In the name of God, the one, the Undivided Trinity. AMEN.
Decades ago a flour company in the United States produced a product they were sure would be a success.
They made a cake mix that only required the baker to add water. The mix produced a wonderfully moist cake that was as good as one baked from scratch.
When they made it available, after a few months they were surprised by the sales figures. Hardly anyone bought the mix. So they commissioned some marketing research and found out something quite startling.
The reason that people weren’t buying the mix was that the baker only needed to add water. The people who tried the mix thought that this was too easy, and that adding water wasn’t enough for them to feel that they’d created a wonderful cake.
So the company changed the mix slightly. Now the baker was to add water, and one egg. Sales rose. The bakers felt that they were contributing more to the success of the cake with that one egg.
The Gospel today is about death, and life. It was written decades after the life of Jesus ended. The Evangelist wrote that Jesus compared his own life and death to a grain of wheat. When a seed is sown in the earth, it loses its own separate existence and produces another blade of wheat, which in turn produces a sheaf of new wheat seeds.
We use those seeds to bake bread, or even cakes. But if all we added to that wheat was a little water, we would just be doing what was expected.
The Greeks who had come to Jerusalem to worship at Passover asked Philip “We would like to see Jesus.” At this point something odd happens, and you may have picked that up. The Greeks disappear from the Gospel entirely.
Were this to happen today—if a couple of fans were to ask to see a famous actor, say—the story would end with the fans posing for a selfie with the actor. That would be proof enough that they had met him.
In this story, there is no selfie. Instead, the Greeks disappear and Jesus compares his own life and death to that of the grain of wheat.
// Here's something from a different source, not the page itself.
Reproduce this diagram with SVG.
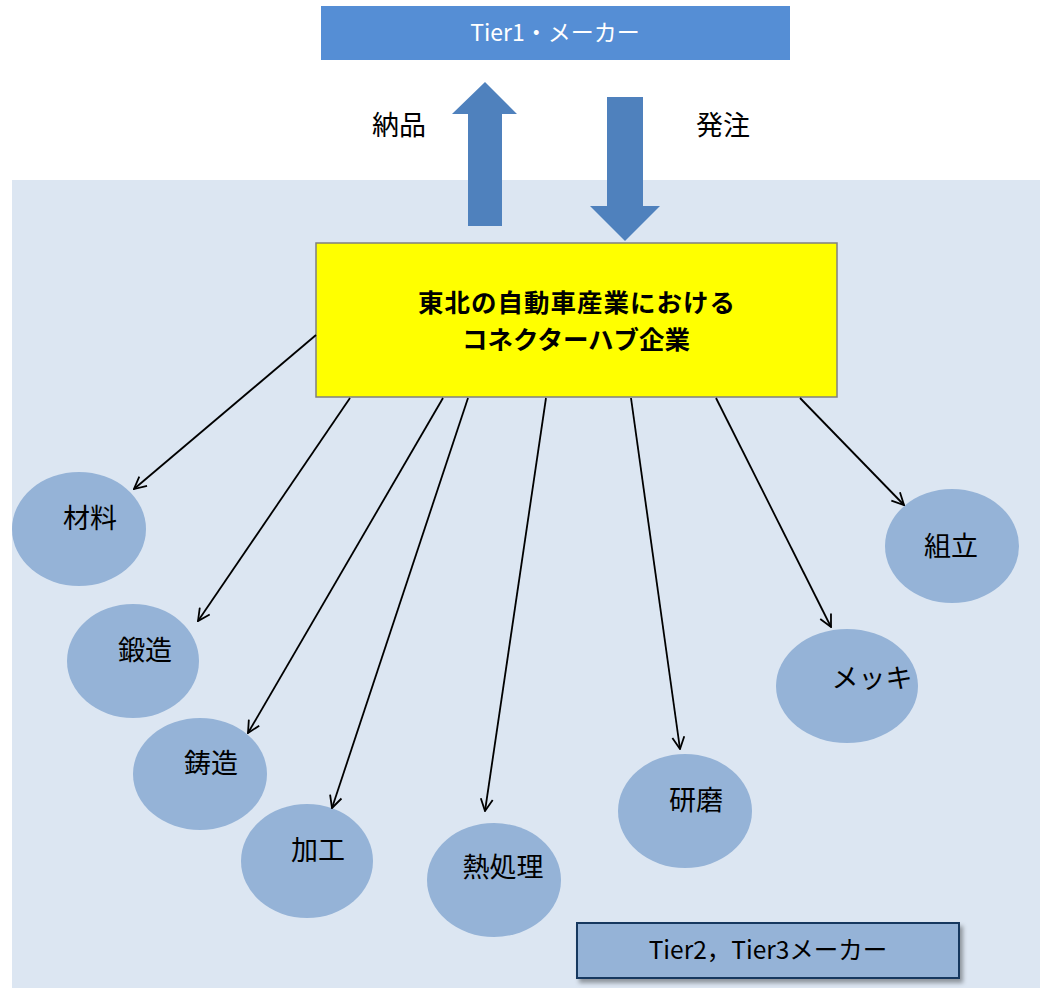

Jesus’s death would sprout Christianity.
Perhaps more precisely, were Jesus to have died and that were the end of him, no faith would have proceeded from his death. The little bit extra that Jesus added to produce faith was the Resurrection.
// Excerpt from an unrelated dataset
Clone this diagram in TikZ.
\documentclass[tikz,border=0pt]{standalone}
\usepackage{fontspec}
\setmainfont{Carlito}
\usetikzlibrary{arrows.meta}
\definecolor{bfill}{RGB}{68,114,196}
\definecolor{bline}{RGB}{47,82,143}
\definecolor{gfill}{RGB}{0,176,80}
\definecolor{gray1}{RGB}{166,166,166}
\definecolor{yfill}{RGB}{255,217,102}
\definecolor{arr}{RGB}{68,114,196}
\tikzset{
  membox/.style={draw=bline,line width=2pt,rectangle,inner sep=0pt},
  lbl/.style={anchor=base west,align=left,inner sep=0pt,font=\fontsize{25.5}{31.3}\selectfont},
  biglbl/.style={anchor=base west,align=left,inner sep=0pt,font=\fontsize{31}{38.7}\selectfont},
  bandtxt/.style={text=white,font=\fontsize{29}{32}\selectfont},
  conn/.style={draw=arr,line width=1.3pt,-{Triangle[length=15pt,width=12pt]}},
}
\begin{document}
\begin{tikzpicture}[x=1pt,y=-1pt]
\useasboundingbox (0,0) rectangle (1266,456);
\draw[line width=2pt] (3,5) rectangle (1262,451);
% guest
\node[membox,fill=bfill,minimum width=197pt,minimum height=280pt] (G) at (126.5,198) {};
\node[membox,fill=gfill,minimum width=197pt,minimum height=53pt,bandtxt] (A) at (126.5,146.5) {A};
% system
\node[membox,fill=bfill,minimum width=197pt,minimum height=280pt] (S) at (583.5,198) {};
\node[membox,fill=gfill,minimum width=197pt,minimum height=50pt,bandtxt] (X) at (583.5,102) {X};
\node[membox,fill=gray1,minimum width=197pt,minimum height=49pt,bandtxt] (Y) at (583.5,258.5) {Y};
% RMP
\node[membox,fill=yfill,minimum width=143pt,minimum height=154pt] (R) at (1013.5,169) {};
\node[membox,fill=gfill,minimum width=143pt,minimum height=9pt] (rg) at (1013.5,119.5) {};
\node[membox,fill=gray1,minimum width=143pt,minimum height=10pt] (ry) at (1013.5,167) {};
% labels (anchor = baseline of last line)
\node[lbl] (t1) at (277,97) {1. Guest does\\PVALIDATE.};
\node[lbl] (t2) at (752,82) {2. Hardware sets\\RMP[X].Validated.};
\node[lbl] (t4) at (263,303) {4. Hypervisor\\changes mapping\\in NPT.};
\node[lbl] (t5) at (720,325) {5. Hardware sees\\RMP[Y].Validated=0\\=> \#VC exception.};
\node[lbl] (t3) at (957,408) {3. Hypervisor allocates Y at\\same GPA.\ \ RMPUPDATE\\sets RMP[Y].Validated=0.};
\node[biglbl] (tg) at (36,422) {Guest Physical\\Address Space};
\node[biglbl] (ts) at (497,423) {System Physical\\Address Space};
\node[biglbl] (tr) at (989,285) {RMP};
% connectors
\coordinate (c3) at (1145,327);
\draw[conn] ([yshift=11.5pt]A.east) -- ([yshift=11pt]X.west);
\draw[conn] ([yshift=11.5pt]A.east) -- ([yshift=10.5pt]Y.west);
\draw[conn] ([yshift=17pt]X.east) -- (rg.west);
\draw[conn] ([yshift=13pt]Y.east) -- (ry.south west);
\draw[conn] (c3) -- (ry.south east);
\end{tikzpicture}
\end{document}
Now our religion is not something that happened once and for all two thousand years ago. When I was a child our prayer books reminded us that Masses were being offered every hour of every day, all over the world. Of course, this is as true now as it was then.
I think of the continuous offering of prayer and thanksgiving as seeds of faith being planted and nurtured worldwide. Were those seeds not being planted, Christianity would disappear for lack of care.
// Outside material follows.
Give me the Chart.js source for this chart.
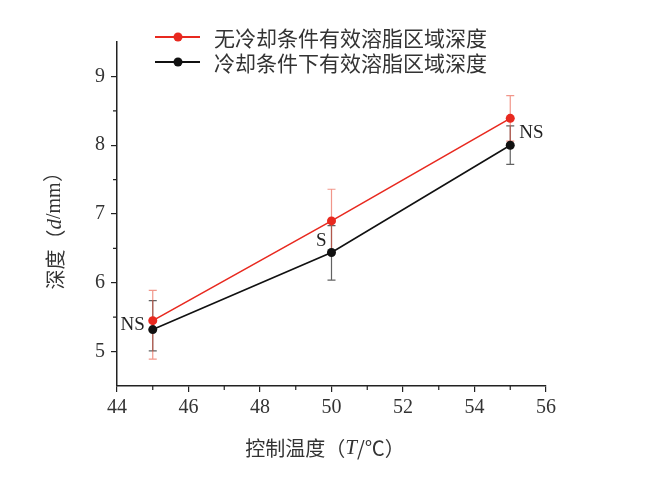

However, being a Christian requires us to do more than plant the seeds of faith with a bit of water and wait patiently for results. God requires more from us than just spiritual agriculture.
The egg we need for this mix is our own constant faith. If the farmer simply scattered seeds without believing that most would grow into wheat grass, the mere fact that he planted the seeds would not be enough to ensure that the crop would appear.
Last week saw the first day of what the weather forecasters call “astronomical Spring”. The night and day all over the world were the same length. Spring is a time for flowers and trees to bud and put forth fruit and seeds. The trees outside my study window have just this week begun to produce beautiful pink flowers, as if they knew by some dim arboreal awareness that spring had arrived and thus warmer weather was coming.
In a couple of weeks at the most, these flowers will wither and drop off the branches. My back garden will be covered in a mass of pink and white petals. The flowers will die, but the seeds of new trees will be produced from their deaths.
And thus life produces death, and yet death produces life. The life of Jesus culminated in his Passion, Death, and Resurrection. His death and resurrection then produced our faith, and the assurance of eternal life.
It’s no coincidence that the egg needed to produce a successful cake is also the symbol of the season of Resurrection we are about to encounter.
And so, let us in the coming weeks recall with awe and love the season of the passion and life-giving resurrection of Jesus Christ, to whom must be ascribed all might, majesty, dominion, and praise both now and evermore. AMEN.